# GIVEN RECORDS:
[start]

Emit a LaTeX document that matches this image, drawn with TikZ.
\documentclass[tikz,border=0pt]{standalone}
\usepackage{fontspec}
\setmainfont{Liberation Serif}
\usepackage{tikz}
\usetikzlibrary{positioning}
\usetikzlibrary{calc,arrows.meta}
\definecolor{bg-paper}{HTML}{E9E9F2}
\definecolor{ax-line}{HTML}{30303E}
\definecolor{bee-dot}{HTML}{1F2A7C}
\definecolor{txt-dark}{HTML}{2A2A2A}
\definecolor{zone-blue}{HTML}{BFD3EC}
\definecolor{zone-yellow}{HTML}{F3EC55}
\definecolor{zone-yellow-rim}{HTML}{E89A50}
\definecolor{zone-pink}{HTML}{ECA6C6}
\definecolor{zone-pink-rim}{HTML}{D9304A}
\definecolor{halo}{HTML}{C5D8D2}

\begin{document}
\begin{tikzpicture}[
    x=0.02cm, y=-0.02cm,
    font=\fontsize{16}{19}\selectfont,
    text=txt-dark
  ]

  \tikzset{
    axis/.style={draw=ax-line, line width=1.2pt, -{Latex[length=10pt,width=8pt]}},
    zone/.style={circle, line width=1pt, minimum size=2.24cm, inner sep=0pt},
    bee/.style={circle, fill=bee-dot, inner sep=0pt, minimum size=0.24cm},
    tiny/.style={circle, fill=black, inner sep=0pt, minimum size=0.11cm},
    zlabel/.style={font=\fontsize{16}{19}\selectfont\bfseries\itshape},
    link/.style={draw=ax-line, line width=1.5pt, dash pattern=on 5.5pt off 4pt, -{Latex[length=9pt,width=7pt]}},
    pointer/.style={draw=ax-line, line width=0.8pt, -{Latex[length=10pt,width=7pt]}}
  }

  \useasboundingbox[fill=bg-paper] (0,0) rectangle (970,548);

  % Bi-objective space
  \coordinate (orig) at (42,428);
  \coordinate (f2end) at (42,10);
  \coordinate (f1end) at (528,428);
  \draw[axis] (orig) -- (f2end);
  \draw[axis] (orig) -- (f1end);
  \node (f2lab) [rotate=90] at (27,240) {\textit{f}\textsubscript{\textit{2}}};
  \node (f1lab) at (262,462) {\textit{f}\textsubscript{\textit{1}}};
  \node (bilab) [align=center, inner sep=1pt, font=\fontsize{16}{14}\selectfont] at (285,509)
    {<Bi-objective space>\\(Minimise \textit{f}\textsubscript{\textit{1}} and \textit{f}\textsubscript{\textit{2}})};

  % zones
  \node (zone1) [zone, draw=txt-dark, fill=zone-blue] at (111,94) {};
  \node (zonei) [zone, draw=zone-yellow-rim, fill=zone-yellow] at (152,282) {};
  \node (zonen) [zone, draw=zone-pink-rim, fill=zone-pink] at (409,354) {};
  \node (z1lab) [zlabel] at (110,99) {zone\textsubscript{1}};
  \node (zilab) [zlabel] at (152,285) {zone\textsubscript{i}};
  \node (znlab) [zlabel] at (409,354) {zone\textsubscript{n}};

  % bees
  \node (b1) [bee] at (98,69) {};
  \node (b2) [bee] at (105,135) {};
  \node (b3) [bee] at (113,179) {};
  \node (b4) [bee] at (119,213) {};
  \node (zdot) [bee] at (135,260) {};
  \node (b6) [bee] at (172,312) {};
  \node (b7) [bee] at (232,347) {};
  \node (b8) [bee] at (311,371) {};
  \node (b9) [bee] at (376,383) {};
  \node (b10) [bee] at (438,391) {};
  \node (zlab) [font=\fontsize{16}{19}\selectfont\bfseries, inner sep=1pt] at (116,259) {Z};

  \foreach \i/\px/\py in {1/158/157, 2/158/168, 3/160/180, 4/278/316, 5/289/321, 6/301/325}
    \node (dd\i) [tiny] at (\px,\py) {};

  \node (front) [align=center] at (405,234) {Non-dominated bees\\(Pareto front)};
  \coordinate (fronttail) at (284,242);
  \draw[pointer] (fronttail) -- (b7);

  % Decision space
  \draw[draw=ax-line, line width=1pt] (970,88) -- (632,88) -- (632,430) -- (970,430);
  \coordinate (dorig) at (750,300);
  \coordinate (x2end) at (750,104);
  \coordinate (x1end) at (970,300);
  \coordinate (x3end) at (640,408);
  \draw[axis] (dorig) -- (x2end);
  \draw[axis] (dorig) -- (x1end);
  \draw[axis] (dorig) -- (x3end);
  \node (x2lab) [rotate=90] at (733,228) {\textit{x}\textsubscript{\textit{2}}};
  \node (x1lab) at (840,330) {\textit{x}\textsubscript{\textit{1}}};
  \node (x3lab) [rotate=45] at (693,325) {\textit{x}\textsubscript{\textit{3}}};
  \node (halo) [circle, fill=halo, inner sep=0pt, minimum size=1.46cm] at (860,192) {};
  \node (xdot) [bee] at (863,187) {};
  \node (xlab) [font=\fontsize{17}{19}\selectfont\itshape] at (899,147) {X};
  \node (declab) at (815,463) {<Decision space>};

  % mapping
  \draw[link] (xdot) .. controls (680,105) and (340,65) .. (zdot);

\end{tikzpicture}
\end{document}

[end]
[start]

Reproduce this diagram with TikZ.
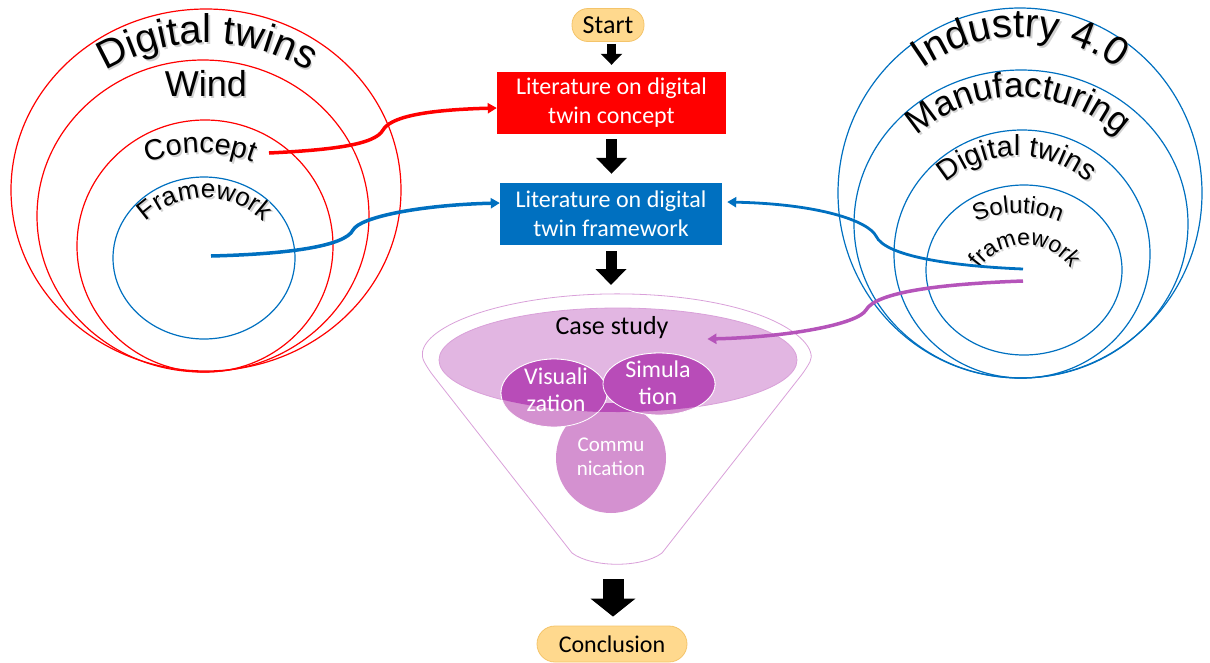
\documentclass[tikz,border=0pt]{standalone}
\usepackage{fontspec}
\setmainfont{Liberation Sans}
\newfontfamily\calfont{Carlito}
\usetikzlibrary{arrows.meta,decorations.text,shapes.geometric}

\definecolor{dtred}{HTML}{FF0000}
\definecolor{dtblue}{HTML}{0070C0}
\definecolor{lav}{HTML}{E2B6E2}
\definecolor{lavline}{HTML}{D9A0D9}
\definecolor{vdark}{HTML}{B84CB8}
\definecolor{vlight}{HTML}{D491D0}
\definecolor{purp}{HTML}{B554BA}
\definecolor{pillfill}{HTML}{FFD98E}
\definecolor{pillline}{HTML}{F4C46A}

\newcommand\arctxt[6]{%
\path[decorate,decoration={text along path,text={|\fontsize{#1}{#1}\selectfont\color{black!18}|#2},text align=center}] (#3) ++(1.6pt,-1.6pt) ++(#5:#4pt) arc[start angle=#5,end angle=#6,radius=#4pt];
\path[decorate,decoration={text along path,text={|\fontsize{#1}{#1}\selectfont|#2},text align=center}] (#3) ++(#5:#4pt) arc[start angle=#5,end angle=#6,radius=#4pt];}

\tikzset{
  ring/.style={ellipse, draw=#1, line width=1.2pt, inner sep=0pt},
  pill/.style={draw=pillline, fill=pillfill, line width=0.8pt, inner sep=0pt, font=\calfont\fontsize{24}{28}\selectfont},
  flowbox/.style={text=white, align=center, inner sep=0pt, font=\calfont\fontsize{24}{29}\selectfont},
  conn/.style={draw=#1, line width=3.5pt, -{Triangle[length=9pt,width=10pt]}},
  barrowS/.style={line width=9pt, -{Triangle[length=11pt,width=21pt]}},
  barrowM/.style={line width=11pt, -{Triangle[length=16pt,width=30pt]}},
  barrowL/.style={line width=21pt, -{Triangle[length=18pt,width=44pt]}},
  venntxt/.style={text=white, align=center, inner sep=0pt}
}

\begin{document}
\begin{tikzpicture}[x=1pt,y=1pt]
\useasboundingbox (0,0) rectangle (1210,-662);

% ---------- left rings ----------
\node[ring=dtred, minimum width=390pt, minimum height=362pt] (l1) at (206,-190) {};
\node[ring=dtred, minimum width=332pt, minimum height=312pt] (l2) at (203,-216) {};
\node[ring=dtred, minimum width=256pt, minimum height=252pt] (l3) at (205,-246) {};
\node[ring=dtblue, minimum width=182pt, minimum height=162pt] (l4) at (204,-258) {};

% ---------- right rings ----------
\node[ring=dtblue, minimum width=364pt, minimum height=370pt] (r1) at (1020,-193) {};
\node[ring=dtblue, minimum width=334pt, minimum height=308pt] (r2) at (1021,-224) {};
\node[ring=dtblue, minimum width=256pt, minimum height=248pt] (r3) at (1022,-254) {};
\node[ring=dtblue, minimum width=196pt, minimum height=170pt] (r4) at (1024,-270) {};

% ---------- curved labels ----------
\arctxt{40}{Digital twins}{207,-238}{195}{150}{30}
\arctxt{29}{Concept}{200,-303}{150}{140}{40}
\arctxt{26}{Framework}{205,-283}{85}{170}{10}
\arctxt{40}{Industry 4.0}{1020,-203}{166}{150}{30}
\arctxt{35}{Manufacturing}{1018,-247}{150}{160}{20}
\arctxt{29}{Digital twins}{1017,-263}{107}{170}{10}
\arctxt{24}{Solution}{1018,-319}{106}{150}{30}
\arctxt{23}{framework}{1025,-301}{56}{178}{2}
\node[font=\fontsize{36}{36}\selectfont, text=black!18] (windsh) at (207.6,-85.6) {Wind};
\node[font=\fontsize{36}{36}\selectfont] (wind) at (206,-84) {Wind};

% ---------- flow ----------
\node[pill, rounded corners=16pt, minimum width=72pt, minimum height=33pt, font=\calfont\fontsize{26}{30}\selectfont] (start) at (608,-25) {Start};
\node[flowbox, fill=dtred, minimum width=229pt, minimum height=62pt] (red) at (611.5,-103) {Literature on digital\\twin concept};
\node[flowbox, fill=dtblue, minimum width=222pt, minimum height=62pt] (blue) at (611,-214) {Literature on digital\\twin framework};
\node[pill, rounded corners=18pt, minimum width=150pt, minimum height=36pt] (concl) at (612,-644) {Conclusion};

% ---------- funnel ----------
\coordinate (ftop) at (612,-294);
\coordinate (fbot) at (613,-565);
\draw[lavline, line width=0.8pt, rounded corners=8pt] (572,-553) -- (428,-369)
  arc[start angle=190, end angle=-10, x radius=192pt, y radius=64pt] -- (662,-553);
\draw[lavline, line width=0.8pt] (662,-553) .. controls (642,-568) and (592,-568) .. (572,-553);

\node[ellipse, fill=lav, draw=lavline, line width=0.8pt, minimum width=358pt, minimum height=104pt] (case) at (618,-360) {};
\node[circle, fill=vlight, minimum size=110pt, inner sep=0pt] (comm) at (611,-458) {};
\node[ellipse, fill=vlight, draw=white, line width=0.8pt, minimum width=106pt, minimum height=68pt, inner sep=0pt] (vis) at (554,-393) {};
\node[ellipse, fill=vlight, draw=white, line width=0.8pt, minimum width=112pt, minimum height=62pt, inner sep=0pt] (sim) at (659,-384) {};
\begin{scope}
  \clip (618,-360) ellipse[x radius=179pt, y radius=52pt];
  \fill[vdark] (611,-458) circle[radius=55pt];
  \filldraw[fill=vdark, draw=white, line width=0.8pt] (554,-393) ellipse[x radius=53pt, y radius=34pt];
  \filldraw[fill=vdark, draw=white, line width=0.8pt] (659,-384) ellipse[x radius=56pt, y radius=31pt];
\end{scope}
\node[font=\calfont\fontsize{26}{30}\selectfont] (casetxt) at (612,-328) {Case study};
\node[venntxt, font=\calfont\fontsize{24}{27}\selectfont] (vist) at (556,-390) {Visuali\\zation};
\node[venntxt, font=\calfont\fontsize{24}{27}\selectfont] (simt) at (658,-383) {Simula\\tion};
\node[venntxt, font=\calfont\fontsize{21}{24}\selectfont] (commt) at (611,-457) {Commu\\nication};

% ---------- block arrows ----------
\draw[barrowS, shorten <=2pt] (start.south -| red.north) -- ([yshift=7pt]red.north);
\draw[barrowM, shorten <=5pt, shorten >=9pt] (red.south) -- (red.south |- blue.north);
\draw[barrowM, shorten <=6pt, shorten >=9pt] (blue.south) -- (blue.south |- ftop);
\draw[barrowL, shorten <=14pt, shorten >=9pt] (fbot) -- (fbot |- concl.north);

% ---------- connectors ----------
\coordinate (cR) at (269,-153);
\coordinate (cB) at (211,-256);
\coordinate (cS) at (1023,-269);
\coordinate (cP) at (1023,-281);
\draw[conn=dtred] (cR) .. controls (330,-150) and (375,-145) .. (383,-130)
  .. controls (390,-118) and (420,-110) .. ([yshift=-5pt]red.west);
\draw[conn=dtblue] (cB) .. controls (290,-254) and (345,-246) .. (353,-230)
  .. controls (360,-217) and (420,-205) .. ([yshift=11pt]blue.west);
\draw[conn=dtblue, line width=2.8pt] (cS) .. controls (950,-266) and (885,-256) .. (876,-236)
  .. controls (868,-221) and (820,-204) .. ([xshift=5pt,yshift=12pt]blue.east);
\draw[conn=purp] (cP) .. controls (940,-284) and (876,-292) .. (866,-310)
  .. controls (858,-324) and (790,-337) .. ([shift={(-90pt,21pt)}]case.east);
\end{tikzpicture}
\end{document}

[end]
[start]

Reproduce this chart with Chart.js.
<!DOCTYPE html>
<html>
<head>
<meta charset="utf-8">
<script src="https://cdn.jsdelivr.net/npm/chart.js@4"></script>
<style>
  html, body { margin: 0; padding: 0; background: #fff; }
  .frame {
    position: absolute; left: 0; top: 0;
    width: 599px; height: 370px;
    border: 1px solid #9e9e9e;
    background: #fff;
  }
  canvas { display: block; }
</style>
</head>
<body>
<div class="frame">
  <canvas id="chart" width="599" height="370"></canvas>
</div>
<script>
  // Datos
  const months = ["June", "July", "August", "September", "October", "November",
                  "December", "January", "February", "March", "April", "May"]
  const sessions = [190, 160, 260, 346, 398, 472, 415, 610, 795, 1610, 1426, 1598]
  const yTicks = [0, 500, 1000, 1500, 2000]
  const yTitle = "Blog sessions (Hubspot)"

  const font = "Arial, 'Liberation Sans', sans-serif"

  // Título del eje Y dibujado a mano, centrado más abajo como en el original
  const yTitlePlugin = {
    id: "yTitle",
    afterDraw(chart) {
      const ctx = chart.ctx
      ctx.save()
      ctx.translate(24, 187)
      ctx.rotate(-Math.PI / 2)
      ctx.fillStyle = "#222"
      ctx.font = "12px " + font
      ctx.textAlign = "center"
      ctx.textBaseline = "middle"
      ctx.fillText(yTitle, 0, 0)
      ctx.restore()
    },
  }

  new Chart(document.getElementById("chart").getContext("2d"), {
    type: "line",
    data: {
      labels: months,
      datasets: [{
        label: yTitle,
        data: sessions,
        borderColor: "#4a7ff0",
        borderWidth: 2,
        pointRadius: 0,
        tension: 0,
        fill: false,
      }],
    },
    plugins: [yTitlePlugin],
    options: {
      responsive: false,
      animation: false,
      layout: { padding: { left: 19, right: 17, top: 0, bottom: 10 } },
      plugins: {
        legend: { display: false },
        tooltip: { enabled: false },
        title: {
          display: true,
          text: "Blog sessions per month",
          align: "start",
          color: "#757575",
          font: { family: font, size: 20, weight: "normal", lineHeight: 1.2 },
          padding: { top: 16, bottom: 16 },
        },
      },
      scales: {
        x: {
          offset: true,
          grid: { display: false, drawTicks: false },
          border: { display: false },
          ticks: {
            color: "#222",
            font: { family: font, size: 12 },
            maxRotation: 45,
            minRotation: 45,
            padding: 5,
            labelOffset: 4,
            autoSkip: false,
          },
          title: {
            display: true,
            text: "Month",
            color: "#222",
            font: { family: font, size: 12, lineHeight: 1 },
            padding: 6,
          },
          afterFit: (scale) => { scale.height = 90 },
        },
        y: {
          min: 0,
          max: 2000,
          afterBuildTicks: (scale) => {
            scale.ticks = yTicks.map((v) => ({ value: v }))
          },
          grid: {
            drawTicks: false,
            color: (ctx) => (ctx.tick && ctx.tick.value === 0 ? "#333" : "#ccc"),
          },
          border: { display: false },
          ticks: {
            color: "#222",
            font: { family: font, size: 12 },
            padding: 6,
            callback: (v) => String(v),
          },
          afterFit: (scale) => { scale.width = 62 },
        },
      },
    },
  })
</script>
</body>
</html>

[end]

# GIVEN EXERCISE:
Using the data above, which lines fall from the one with "Reproduce this diagram with TikZ." through the one with "minimum width=182pt, minimum"? Repeat them exactly, ends included, minus any pictures.

# OUTPUT FOR THIS EXERCISE:
Reproduce this diagram with TikZ.
\documentclass[tikz,border=0pt]{standalone}
\usepackage{fontspec}
\setmainfont{Liberation Sans}
\newfontfamily\calfont{Carlito}
\usetikzlibrary{arrows.meta,decorations.text,shapes.geometric}

\definecolor{dtred}{HTML}{FF0000}
\definecolor{dtblue}{HTML}{0070C0}
\definecolor{lav}{HTML}{E2B6E2}
\definecolor{lavline}{HTML}{D9A0D9}
\definecolor{vdark}{HTML}{B84CB8}
\definecolor{vlight}{HTML}{D491D0}
\definecolor{purp}{HTML}{B554BA}
\definecolor{pillfill}{HTML}{FFD98E}
\definecolor{pillline}{HTML}{F4C46A}

\newcommand\arctxt[6]{%
\path[decorate,decoration={text along path,text={|\fontsize{#1}{#1}\selectfont\color{black!18}|#2},text align=center}] (#3) ++(1.6pt,-1.6pt) ++(#5:#4pt) arc[start angle=#5,end angle=#6,radius=#4pt];
\path[decorate,decoration={text along path,text={|\fontsize{#1}{#1}\selectfont|#2},text align=center}] (#3) ++(#5:#4pt) arc[start angle=#5,end angle=#6,radius=#4pt];}

\tikzset{
  ring/.style={ellipse, draw=#1, line width=1.2pt, inner sep=0pt},
  pill/.style={draw=pillline, fill=pillfill, line width=0.8pt, inner sep=0pt, font=\calfont\fontsize{24}{28}\selectfont},
  flowbox/.style={text=white, align=center, inner sep=0pt, font=\calfont\fontsize{24}{29}\selectfont},
  conn/.style={draw=#1, line width=3.5pt, -{Triangle[length=9pt,width=10pt]}},
  barrowS/.style={line width=9pt, -{Triangle[length=11pt,width=21pt]}},
  barrowM/.style={line width=11pt, -{Triangle[length=16pt,width=30pt]}},
  barrowL/.style={line width=21pt, -{Triangle[length=18pt,width=44pt]}},
  venntxt/.style={text=white, align=center, inner sep=0pt}
}

\begin{document}
\begin{tikzpicture}[x=1pt,y=1pt]
\useasboundingbox (0,0) rectangle (1210,-662);

% ---------- left rings ----------
\node[ring=dtred, minimum width=390pt, minimum height=362pt] (l1) at (206,-190) {};
\node[ring=dtred, minimum width=332pt, minimum height=312pt] (l2) at (203,-216) {};
\node[ring=dtred, minimum width=256pt, minimum height=252pt] (l3) at (205,-246) {};
\node[ring=dtblue, minimum width=182pt, minimum height=162pt] (l4) at (204,-258) {};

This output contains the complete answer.